Les ventes au détail sont tombées au niveau de
1985.
Le salaire minimum, qui constitue la base de la rémunération de près de
70% des travailleurs dans les régions les plus pauvres, a oscillé entre 40 et 80
dollars au rythme des réajustements décrétés, soit son plus bas niveau depuis sa
création, en 1940.
Seule l'agriculture s'est bien portée; la récolte de 1992
aura été la meilleure de l'histoire du pays.
Les problèmes d'infrastructures sont criants.
Les insuffisances des systèmes de
traitement des eaux ont facilité la progression du choléra qui s'est rapidement
propagé dans le nord et le nord-est du pays.
Fin avril 1992, 227 municipalités
étaient touchées et près de 22000 cas étaient déclarés.
Les enfants des rues et
les sans-abri ont pris possession des places, des parcs et des viaducs, étalant
leur misère et provoquant la peur.
A São Paulo, la violence policière a fait
1074 victimes en 1991.
Tandis qu'à Rio de Janeiro les autorités ont restauré la
vitrine défraîchie de la "ville merveilleuse" pour recevoir, en juin 1992, la
conférence mondiale sur l'environnement et le développement organisée par les
Nations unies.
Le discours écologique brésilien a toujours placé la Nature au
service de la croissance et du développement et les débats sur l'environnement
se sont situés dans le contexte plus large des relations Nord-Sud.
Avec une
classe politique presque unanime sur ce point, c'est le réflexe nationaliste qui
a primé, les Brésiliens ne voulant pas que les États-Unis leur dictent les
conditions d'exploitation de la bio-diversité amazonienne.

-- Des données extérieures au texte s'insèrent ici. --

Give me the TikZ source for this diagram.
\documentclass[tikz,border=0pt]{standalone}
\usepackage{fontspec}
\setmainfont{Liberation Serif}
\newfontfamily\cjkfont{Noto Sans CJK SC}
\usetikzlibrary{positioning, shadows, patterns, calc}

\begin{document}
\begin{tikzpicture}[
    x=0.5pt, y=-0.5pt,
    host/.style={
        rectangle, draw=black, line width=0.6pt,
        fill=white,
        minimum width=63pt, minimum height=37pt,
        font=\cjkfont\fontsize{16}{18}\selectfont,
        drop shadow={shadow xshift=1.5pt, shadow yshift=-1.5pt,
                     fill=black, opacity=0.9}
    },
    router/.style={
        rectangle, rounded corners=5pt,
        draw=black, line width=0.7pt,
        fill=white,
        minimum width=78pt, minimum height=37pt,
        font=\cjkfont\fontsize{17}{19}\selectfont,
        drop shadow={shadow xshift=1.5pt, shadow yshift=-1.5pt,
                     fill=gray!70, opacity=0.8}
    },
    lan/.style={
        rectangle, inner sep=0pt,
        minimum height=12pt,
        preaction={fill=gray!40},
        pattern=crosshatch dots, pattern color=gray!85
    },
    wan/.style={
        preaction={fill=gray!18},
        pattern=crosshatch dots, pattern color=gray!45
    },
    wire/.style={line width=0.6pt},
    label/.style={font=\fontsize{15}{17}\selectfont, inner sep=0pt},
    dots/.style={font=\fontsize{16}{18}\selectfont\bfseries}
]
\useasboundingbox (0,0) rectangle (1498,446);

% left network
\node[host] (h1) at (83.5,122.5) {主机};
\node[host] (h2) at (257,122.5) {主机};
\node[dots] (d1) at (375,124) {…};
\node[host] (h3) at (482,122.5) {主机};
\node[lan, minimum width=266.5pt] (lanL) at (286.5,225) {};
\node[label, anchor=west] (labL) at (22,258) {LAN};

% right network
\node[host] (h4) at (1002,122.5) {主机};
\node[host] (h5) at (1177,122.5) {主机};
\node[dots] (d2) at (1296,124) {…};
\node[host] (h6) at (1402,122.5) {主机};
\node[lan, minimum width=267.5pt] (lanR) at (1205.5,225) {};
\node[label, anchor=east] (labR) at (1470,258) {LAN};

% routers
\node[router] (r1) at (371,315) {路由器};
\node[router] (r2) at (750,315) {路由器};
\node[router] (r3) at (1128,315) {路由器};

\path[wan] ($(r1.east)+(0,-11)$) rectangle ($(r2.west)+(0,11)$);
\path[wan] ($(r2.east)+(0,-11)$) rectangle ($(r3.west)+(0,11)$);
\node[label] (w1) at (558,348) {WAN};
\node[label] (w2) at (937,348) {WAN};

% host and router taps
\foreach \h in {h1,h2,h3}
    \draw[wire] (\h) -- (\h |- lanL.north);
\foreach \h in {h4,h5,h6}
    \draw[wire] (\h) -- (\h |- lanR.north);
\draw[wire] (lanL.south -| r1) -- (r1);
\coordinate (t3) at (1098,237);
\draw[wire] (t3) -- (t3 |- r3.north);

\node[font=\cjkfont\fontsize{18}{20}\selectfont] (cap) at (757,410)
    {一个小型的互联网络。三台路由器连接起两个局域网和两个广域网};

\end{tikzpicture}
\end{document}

Dans les bras de la droite
L'isolement politique du président - élu sous une bannière de convenance, le
Parti de la reconstruction nationale (PRN) - n'a pas tardé à provoquer la
paralysie du gouvernement et de l'administration.

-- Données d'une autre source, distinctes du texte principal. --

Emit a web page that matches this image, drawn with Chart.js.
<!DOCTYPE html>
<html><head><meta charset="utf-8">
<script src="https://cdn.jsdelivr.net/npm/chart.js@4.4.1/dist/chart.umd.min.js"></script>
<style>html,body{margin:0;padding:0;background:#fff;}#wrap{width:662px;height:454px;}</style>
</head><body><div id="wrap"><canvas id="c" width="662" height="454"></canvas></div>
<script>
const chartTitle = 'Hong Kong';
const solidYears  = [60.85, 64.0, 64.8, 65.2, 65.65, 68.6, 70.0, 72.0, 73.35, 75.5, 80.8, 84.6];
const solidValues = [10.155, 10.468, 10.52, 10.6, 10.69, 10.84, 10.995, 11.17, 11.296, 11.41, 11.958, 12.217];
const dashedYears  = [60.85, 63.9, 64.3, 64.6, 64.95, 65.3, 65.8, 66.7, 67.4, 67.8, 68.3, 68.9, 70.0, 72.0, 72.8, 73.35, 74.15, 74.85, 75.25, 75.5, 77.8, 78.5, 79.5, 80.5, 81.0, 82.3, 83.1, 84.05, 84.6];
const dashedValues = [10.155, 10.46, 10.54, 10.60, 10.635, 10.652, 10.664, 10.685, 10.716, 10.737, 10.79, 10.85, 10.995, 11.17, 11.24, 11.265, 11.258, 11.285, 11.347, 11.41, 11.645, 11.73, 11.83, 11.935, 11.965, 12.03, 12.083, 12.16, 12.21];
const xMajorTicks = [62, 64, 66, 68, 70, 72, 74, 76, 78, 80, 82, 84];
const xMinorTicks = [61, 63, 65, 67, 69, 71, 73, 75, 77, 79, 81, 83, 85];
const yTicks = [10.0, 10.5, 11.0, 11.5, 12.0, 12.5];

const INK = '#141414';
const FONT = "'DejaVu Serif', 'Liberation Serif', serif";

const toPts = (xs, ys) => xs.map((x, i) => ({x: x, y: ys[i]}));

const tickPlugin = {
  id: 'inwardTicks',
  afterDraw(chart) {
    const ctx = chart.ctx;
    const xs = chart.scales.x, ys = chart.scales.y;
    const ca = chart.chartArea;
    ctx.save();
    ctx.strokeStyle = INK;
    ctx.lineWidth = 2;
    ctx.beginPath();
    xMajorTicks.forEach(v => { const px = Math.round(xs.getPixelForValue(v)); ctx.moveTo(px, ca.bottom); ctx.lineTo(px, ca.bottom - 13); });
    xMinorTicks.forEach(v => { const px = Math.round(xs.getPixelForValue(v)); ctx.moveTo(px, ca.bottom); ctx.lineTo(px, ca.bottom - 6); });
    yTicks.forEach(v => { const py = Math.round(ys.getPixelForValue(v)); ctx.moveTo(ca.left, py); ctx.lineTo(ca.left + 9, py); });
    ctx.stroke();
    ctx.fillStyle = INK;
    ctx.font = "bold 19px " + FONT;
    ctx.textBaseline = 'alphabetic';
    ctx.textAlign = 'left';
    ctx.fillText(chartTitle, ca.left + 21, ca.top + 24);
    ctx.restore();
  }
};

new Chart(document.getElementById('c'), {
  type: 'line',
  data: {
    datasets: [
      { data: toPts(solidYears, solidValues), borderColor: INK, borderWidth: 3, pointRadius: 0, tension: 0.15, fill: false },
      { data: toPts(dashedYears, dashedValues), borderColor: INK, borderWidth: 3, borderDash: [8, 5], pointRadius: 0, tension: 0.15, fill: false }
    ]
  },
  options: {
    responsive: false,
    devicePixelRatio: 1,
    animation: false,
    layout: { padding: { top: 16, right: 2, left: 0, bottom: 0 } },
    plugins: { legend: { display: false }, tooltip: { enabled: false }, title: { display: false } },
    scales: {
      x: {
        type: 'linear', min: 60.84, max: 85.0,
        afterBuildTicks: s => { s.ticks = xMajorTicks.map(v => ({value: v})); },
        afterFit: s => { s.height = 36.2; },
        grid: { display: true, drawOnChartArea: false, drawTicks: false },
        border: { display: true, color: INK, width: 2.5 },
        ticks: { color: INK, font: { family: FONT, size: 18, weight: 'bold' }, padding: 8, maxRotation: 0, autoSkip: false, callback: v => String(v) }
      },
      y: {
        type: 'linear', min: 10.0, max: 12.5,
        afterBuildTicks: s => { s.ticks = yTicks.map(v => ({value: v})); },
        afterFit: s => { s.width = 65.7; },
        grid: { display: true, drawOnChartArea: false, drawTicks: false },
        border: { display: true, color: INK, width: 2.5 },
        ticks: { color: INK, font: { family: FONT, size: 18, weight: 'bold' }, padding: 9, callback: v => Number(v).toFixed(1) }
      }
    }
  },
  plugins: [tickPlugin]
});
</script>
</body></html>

En octobre 1990, les premières
dénonciations de trafic d'influence, contrats illicites et surfacturation sont
apparues dans les médias.
Les scandales ont pris de l'ampleur en 1991, allant
jusqu'à mettre en cause la femme du président, Rosane, qui dirigeait alors un
organisme public d'assistance sociale.
Même l'armée a été incriminée dans une
affaire d'achat illicite d'uniformes.
Fin 1991, le ministre de la Santé, Alceni
Guerra, est tombé, puis, quelques semaines plus tard, le ministre du Travail,
l'ancien chef syndical, Antonio Rogerio Magri, est pris en flagrant délit de
corruption.
Le secrétaire à l'Environnement, José Lutzenberger, a été démis à
son tour en mars 1992 après avoir accusé les fonctionnaires de l'Ibama,
organisme dont il avait la responsabilité, de favoriser le déboisement de
l'Amazonie.
Plus tard, c'était au tour d'un grand journal de Rio d'affirmer que
le ministre de la Justice, Jarbas Passarinho, avait demandé à l'armée d'enquêter
sur le chef de la police fédérale, Romeu Tuma, soupçonné d'avoir participé à une
affaire de contrebande d'armes et de café.
Enfin, un intime du président, Pedro
Paulo Leoni Ramos, et secrétaire des Affaires stratégiques, a été soupçonné
d'avoir monté au sein de La Petrobas, la société pétrolière qui exerce le
monopole d'État sur le secteur, un important réseau destiné à canaliser des
contrats vers des amis du régime.
Le 27 mars 1992, F.
Collor demanda la démission collective de ses ministres.
Marcilio Marques Moreira fut aussitôt reconduit dans ses fonctions de ministre
de l'Économie, de même que les ministres militaires, ceux de l'Éducation et de
la Santé.
Jorge Bornhausen, du Parti du front libéral (PFL, de droite) et
secrétaire du gouvernement, fut chargé de mener les négociations avec les partis
politiques à la recherche de personnalités "ministrables" et, en particulier,
avec le PSDB (Parti social-démocrate du Brésil, centre), pièce essentielle de la
nouvelle majorité gouvernementale.
Le président avait besoin de 43 députés et 9 sénateurs du PSDB pour former une
majorité au Congrès et au Sénat, et de la caution des vedettes du parti (Mario
Covas, Fernando H.
Cardoso, José Serra) pour donner de la crédibilité à son
programme sans être l'otage du PFL et de l'intrigant Antonio Carlos Magalhaes,
le puissant gouverneur de Bahia.
Mais après dix jours, les négociations furent
rompues.
D'une part, le président refusa de s'engager sur un programme élargi de
gouvernement, et d'autre part, la machine du PSDB craignit que la participation
à un gouvernement impopulaire diminue ses chances aux élections.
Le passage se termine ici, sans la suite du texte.